Wednesday, October 13, 2010

reflections

Our house is built in the shape of a rectangle. The living room is a boxy space that stretches out into a cube-like kitchen, complete with four-sided cupboards and an oven made of 95 degree angles. Rooms jut off the side of the living room, at adjacent angles, giving the entire house a very symmetrical feel.

I ride my bike every morning across blocks and intersections. The topography of the Lake Erie Piedmont has convinced the City to expand out into very rational, row-like patterns, where one would be hard-pressed to be confused (except one's first month of life here).

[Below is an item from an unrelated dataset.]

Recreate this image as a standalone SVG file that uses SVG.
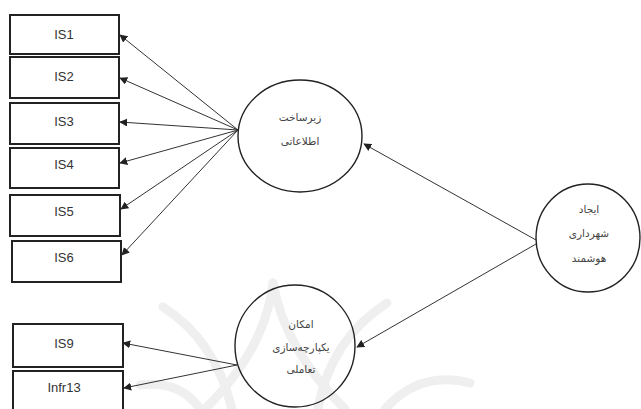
<svg xmlns="http://www.w3.org/2000/svg" width="641" height="409" viewBox="0 0 641 409">
<style>
.box{fill:#fff;stroke:#222;stroke-width:2}
.lbl{font-family:"Liberation Sans",Arial,sans-serif;font-size:13px;fill:#333;text-anchor:middle}
.fa{font-family:"DejaVu Sans","Noto Sans",sans-serif;font-size:10.5px;fill:#444;text-anchor:middle}
.node{fill:none;stroke:#222;stroke-width:1.4}
.edge{stroke:#333;stroke-width:1;fill:none;marker-end:url(#ah)}
.wm{fill:none;stroke:#efefef;stroke-width:9;stroke-linecap:round}
</style>
<defs>
<marker id="ah" viewBox="0 0 10 10" refX="9" refY="5" markerWidth="8" markerHeight="8" orient="auto" markerUnits="userSpaceOnUse">
<path d="M0,0 L10,5 L0,10 z" fill="#222"/>
</marker>
</defs>
<rect width="641" height="409" fill="#fff"/>
<g id="watermark">
<path class="wm" d="M163,307 Q215,340 232,409"/>
<path class="wm" d="M273,283 Q265,350 205,409"/>
<path class="wm" d="M273,283 Q285,350 345,409"/>
<path class="wm" d="M387,303 Q330,340 318,409"/>
<path class="wm" d="M470,383 Q420,370 385,409"/>
<path class="wm" d="M140,385 Q180,380 200,409"/>
</g>
<g id="connectors">
<line class="edge" x1="238" y1="130" x2="120" y2="35"/>
<line class="edge" x1="238" y1="130" x2="120" y2="78"/>
<line class="edge" x1="238" y1="130" x2="120" y2="122"/>
<line class="edge" x1="238" y1="130" x2="120" y2="163"/>
<line class="edge" x1="238" y1="130" x2="121" y2="209"/>
<line class="edge" x1="238" y1="130" x2="122" y2="255"/>
<line class="edge" x1="536" y1="240" x2="364" y2="144"/>
<line class="edge" x1="536" y1="244" x2="357" y2="347"/>
<line class="edge" x1="237" y1="365" x2="123" y2="343"/>
<line class="edge" x1="237" y1="365" x2="124" y2="388"/>
</g>
<g id="IS1"><rect class="box" x="10" y="15" width="109" height="39"/><text class="lbl" x="64" y="39">IS1</text></g>
<g id="IS2"><rect class="box" x="10" y="57" width="109" height="41"/><text class="lbl" x="64" y="81">IS2</text></g>
<g id="IS3"><rect class="box" x="10" y="103" width="109" height="41"/><text class="lbl" x="64" y="126">IS3</text></g>
<g id="IS4"><rect class="box" x="10" y="148" width="109" height="40"/><text class="lbl" x="64" y="169">IS4</text></g>
<g id="IS5"><rect class="box" x="10" y="195" width="110" height="41"/><text class="lbl" x="64" y="216">IS5</text></g>
<g id="IS6"><rect class="box" x="12" y="241" width="109" height="41"/><text class="lbl" x="64" y="262">IS6</text></g>
<g id="IS9"><rect class="box" x="13" y="324" width="110" height="43"/><text class="lbl" x="64" y="348">IS9</text></g>
<g id="Infr13"><rect class="box" x="13" y="371" width="110" height="45"/><text class="lbl" x="64" y="392">Infr13</text></g>
<g id="n-info">
<ellipse class="node" cx="300" cy="136" rx="62" ry="56"/>
<text class="fa" x="300" y="121">زیرساخت</text>
<text class="fa" x="300" y="145">اطلاعاتی</text>
</g>
<g id="n-integration">
<ellipse class="node" cx="295" cy="346" rx="60" ry="61"/>
<text class="fa" x="301" y="328">امکان</text>
<text class="fa" x="301" y="351">یکپارچه‌سازی</text>
<text class="fa" x="301" y="373">تعاملی</text>
</g>
<g id="n-smart">
<ellipse class="node" cx="588" cy="238" rx="52" ry="54"/>
<text class="fa" x="589" y="213">ایجاد</text>
<text class="fa" x="589" y="237">شهرداری</text>
<text class="fa" x="589" y="262">هوشمند</text>
</g>
</svg>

There is a political map on the wall where I work that breaks the city down into sections by painting certain 'blocks' in different shades of red and purple. I find myself amazed at how easy it is to look at the map and pin-point exactly where the 'poor folks' live, where the businesses have maintained a hold, where the most Democrats are likely to reside, where not to ride my bike in the night and where a fun Thursday night could be had: could life be any more simpler and easier
to compartmentalize? Maybe in Erie, we tend to do it too often...

At work I often run into frustrating situations, where in an attempt to 'collaborate' with other non-profits, I am often rebuffed with multifarious excuses as to why it just won't work: "You'll be taking OUR kids." "Well, we don't want to let you play with our toys in the sandbox." "This side of town is our domain." In the end, we as non-profits break ourselves up into 'gangs' of influence who rule over certain turf; making decisions and having the only real right to SERVE the poor.

Race and social class are cleanly sliced into squares as if it was as easy as taking a knife to a freshly-baked tray of corn bread. Once you get passed Parade St., the houses take on a more dilapidated view, and the streets (for some unknown reason) become wide and virtually empty of cars--aside from those cars (generally large, luxury sudans with enormous rims) parked out front and along the sidewalk. It's the 'dark' part of the neighborhood; Parade St. is the second State St. of Erie, as it is the main strip through the immigrant and black section of the city. I've rarely, in all my life in Pennsylvania, seen such a clear boundary line drawn. To most of the middle-class, unassuming, hard-working, privileged, all-knowing whites who I've on the western side of State St., the "East Side' would be the prime kind of physical hell that stirs up haunting images of young, aggressive black men with hoods over their shaved skulls coming at their window with a bat; hoping to smash their window, take their money and shoot them in the stomach. Or, imagery of rows and rows of crack houses form in the consciousness, with young children dressed only in diapers on the front porch playing in an oblivious stupor as to how shitty and hopeless their life already is, while 'moma' stuffs another dirty-needle full of heroin into her thick vein. "Blacks don't know how to work." "Gosh, if only they'd get a job." " I don't want to sound racist, but I'd never let my daughter marry into this...."

Yeah, that's the one side of how Parade Street is portrayed, but on my morning bike rides, I never feel threatened; to the contrary, I'm often amazed at how much livier the place is in comparison to the lily-white, suburban west-side of the city: men and ladies talk and chat on front porches, children ride bicycles along cracked sidewalk, while others play football between old Victorian-style homes that look as though the wood is in thirst for another coat of paint. Women walk to do laundry in a communal 'mat'; carrying clothes and feeding children ice cream all in one motion. I hear the laugh of people, the bass of music and the sound of grills being turned on in the evening. And, as I ride home back to 'my' safe, more 'comfortable' part of the city, I'm struck by how quickly the corner-store bar and restaurant turns into the corner law firm, and how rapidly the chatter of voices on a the front porch, is changed into the flickering reflection of televisions turned on and the technical sound of a broadcasted voice speaking to shut-in people who only come out to take out the trash.